--- BEGIN ---

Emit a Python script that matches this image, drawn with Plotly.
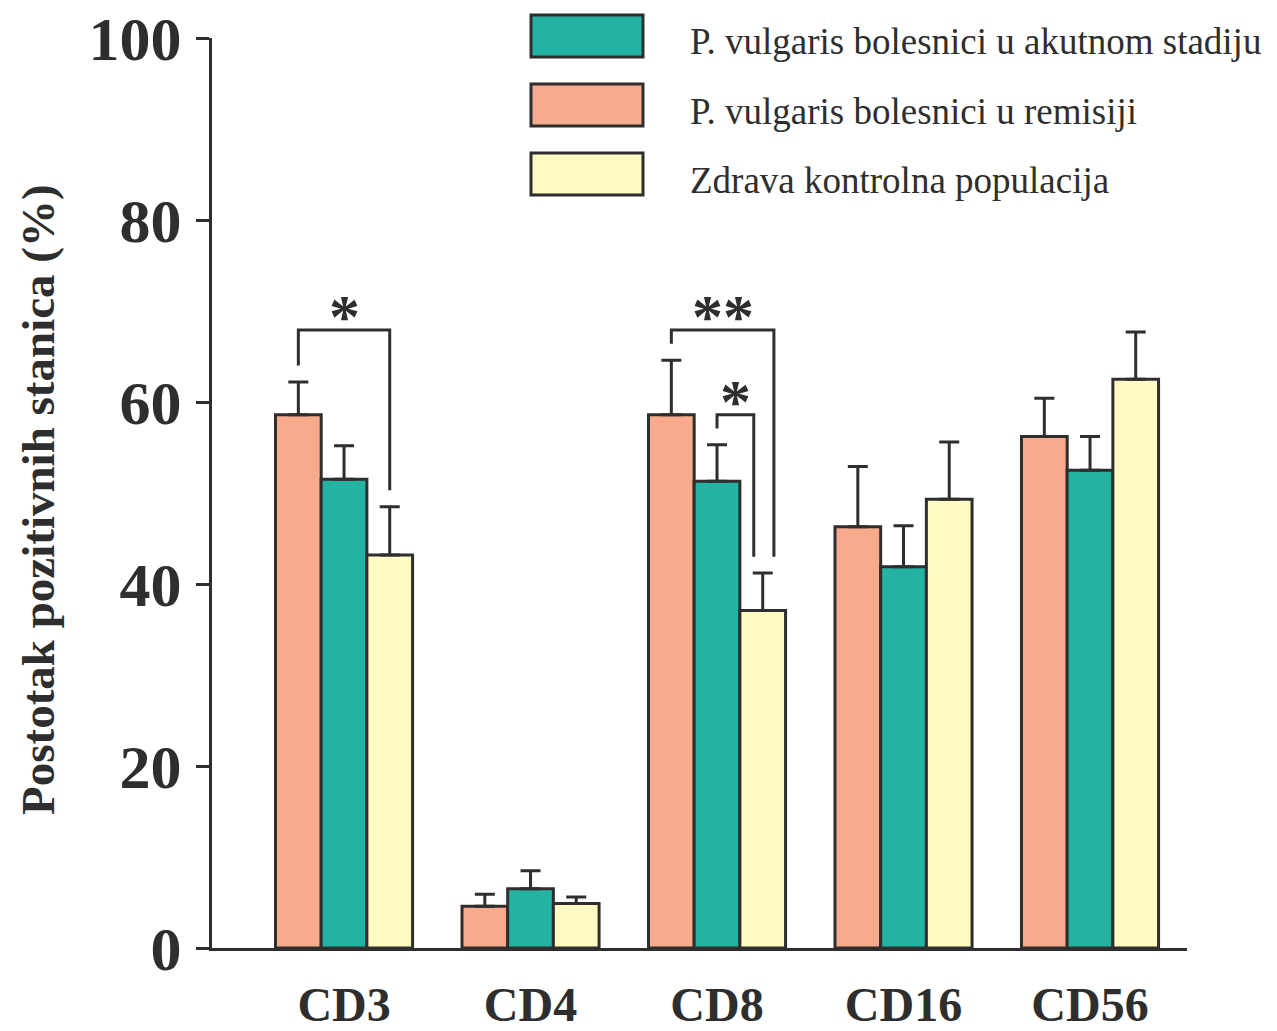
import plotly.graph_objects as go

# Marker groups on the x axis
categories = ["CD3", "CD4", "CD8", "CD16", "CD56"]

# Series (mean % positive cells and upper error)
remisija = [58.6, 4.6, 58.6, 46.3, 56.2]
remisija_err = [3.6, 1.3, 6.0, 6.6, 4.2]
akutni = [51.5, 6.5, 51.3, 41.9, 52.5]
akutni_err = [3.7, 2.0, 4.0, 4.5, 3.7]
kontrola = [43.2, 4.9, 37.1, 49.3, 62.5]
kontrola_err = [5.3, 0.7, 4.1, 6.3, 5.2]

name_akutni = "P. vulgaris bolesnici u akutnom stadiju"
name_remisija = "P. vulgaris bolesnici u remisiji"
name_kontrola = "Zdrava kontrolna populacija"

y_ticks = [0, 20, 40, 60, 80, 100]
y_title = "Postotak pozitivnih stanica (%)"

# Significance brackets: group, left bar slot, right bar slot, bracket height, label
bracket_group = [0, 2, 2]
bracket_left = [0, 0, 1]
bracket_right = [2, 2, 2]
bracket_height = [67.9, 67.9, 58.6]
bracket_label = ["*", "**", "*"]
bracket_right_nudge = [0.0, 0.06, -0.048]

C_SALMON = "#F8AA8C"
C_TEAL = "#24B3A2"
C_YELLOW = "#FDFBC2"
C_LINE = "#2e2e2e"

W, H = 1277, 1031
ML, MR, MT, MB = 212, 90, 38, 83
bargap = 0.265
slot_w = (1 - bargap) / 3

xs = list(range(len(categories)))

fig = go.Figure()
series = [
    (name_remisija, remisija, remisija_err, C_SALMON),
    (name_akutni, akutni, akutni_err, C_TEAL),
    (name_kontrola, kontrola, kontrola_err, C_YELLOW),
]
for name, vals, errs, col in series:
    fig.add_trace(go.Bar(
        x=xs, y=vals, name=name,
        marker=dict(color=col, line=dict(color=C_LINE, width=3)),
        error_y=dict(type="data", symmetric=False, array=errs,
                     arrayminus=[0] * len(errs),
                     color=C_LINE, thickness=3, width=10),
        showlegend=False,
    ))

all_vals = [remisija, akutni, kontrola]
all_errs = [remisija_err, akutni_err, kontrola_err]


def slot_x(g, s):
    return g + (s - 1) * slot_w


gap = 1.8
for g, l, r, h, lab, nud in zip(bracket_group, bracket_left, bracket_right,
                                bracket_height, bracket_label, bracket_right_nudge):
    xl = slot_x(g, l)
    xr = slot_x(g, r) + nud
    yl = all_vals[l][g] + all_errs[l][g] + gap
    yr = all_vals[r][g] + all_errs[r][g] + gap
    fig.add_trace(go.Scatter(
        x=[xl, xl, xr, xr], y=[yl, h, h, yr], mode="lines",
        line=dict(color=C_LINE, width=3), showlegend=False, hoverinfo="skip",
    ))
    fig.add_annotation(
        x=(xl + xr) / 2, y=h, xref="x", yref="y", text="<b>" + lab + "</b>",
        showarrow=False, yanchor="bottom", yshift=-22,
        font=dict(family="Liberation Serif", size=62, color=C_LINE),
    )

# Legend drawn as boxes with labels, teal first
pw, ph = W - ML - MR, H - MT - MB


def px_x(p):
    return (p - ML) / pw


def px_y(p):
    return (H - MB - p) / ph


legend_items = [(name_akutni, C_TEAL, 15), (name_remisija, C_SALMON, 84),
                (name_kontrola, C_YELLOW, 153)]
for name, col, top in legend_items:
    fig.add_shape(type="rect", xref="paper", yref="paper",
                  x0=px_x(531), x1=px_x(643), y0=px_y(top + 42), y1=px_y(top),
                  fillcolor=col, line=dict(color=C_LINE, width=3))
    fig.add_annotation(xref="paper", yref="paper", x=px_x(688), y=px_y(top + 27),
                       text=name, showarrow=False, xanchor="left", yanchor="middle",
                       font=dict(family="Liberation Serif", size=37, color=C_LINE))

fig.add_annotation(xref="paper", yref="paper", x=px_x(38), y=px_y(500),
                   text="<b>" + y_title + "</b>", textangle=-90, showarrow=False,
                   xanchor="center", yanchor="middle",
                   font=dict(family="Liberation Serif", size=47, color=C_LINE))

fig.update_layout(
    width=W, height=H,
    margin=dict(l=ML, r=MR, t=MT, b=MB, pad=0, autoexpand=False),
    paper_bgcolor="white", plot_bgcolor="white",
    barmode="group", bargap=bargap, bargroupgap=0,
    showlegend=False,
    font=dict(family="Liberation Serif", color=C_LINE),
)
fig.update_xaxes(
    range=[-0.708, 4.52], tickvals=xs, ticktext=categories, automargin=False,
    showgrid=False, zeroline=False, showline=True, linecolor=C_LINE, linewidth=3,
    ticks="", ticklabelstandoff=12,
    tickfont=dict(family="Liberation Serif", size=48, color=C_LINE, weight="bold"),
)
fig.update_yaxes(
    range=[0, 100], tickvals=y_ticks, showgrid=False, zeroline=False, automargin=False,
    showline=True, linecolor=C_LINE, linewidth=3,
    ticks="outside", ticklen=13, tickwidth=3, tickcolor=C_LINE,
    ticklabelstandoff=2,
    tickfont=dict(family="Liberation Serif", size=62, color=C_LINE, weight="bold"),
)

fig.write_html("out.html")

--- END ---

## DO THIS
Your task is to repeat the data above exactly while excluding the pictures.

## RESPONSE TO THIS TASK
Emit a Python script that matches this image, drawn with Plotly.
import plotly.graph_objects as go

# Marker groups on the x axis
categories = ["CD3", "CD4", "CD8", "CD16", "CD56"]

# Series (mean % positive cells and upper error)
remisija = [58.6, 4.6, 58.6, 46.3, 56.2]
remisija_err = [3.6, 1.3, 6.0, 6.6, 4.2]
akutni = [51.5, 6.5, 51.3, 41.9, 52.5]
akutni_err = [3.7, 2.0, 4.0, 4.5, 3.7]
kontrola = [43.2, 4.9, 37.1, 49.3, 62.5]
kontrola_err = [5.3, 0.7, 4.1, 6.3, 5.2]

name_akutni = "P. vulgaris bolesnici u akutnom stadiju"
name_remisija = "P. vulgaris bolesnici u remisiji"
name_kontrola = "Zdrava kontrolna populacija"

y_ticks = [0, 20, 40, 60, 80, 100]
y_title = "Postotak pozitivnih stanica (%)"

# Significance brackets: group, left bar slot, right bar slot, bracket height, label
bracket_group = [0, 2, 2]
bracket_left = [0, 0, 1]
bracket_right = [2, 2, 2]
bracket_height = [67.9, 67.9, 58.6]
bracket_label = ["*", "**", "*"]
bracket_right_nudge = [0.0, 0.06, -0.048]

C_SALMON = "#F8AA8C"
C_TEAL = "#24B3A2"
C_YELLOW = "#FDFBC2"
C_LINE = "#2e2e2e"

W, H = 1277, 1031
ML, MR, MT, MB = 212, 90, 38, 83
bargap = 0.265
slot_w = (1 - bargap) / 3

xs = list(range(len(categories)))

fig = go.Figure()
series = [
    (name_remisija, remisija, remisija_err, C_SALMON),
    (name_akutni, akutni, akutni_err, C_TEAL),
    (name_kontrola, kontrola, kontrola_err, C_YELLOW),
]
for name, vals, errs, col in series:
    fig.add_trace(go.Bar(
        x=xs, y=vals, name=name,
        marker=dict(color=col, line=dict(color=C_LINE, width=3)),
        error_y=dict(type="data", symmetric=False, array=errs,
                     arrayminus=[0] * len(errs),
                     color=C_LINE, thickness=3, width=10),
        showlegend=False,
    ))

all_vals = [remisija, akutni, kontrola]
all_errs = [remisija_err, akutni_err, kontrola_err]


def slot_x(g, s):
    return g + (s - 1) * slot_w


gap = 1.8
for g, l, r, h, lab, nud in zip(bracket_group, bracket_left, bracket_right,
                                bracket_height, bracket_label, bracket_right_nudge):
    xl = slot_x(g, l)
    xr = slot_x(g, r) + nud
    yl = all_vals[l][g] + all_errs[l][g] + gap
    yr = all_vals[r][g] + all_errs[r][g] + gap
    fig.add_trace(go.Scatter(
        x=[xl, xl, xr, xr], y=[yl, h, h, yr], mode="lines",
        line=dict(color=C_LINE, width=3), showlegend=False, hoverinfo="skip",
    ))
    fig.add_annotation(
        x=(xl + xr) / 2, y=h, xref="x", yref="y", text="<b>" + lab + "</b>",
        showarrow=False, yanchor="bottom", yshift=-22,
        font=dict(family="Liberation Serif", size=62, color=C_LINE),
    )

# Legend drawn as boxes with labels, teal first
pw, ph = W - ML - MR, H - MT - MB


def px_x(p):
    return (p - ML) / pw


def px_y(p):
    return (H - MB - p) / ph


legend_items = [(name_akutni, C_TEAL, 15), (name_remisija, C_SALMON, 84),
                (name_kontrola, C_YELLOW, 153)]
for name, col, top in legend_items:
    fig.add_shape(type="rect", xref="paper", yref="paper",
                  x0=px_x(531), x1=px_x(643), y0=px_y(top + 42), y1=px_y(top),
                  fillcolor=col, line=dict(color=C_LINE, width=3))
    fig.add_annotation(xref="paper", yref="paper", x=px_x(688), y=px_y(top + 27),
                       text=name, showarrow=False, xanchor="left", yanchor="middle",
                       font=dict(family="Liberation Serif", size=37, color=C_LINE))

fig.add_annotation(xref="paper", yref="paper", x=px_x(38), y=px_y(500),
                   text="<b>" + y_title + "</b>", textangle=-90, showarrow=False,
                   xanchor="center", yanchor="middle",
                   font=dict(family="Liberation Serif", size=47, color=C_LINE))

fig.update_layout(
    width=W, height=H,
    margin=dict(l=ML, r=MR, t=MT, b=MB, pad=0, autoexpand=False),
    paper_bgcolor="white", plot_bgcolor="white",
    barmode="group", bargap=bargap, bargroupgap=0,
    showlegend=False,
    font=dict(family="Liberation Serif", color=C_LINE),
)
fig.update_xaxes(
    range=[-0.708, 4.52], tickvals=xs, ticktext=categories, automargin=False,
    showgrid=False, zeroline=False, showline=True, linecolor=C_LINE, linewidth=3,
    ticks="", ticklabelstandoff=12,
    tickfont=dict(family="Liberation Serif", size=48, color=C_LINE, weight="bold"),
)
fig.update_yaxes(
    range=[0, 100], tickvals=y_ticks, showgrid=False, zeroline=False, automargin=False,
    showline=True, linecolor=C_LINE, linewidth=3,
    ticks="outside", ticklen=13, tickwidth=3, tickcolor=C_LINE,
    ticklabelstandoff=2,
    tickfont=dict(family="Liberation Serif", size=62, color=C_LINE, weight="bold"),
)

fig.write_html("out.html")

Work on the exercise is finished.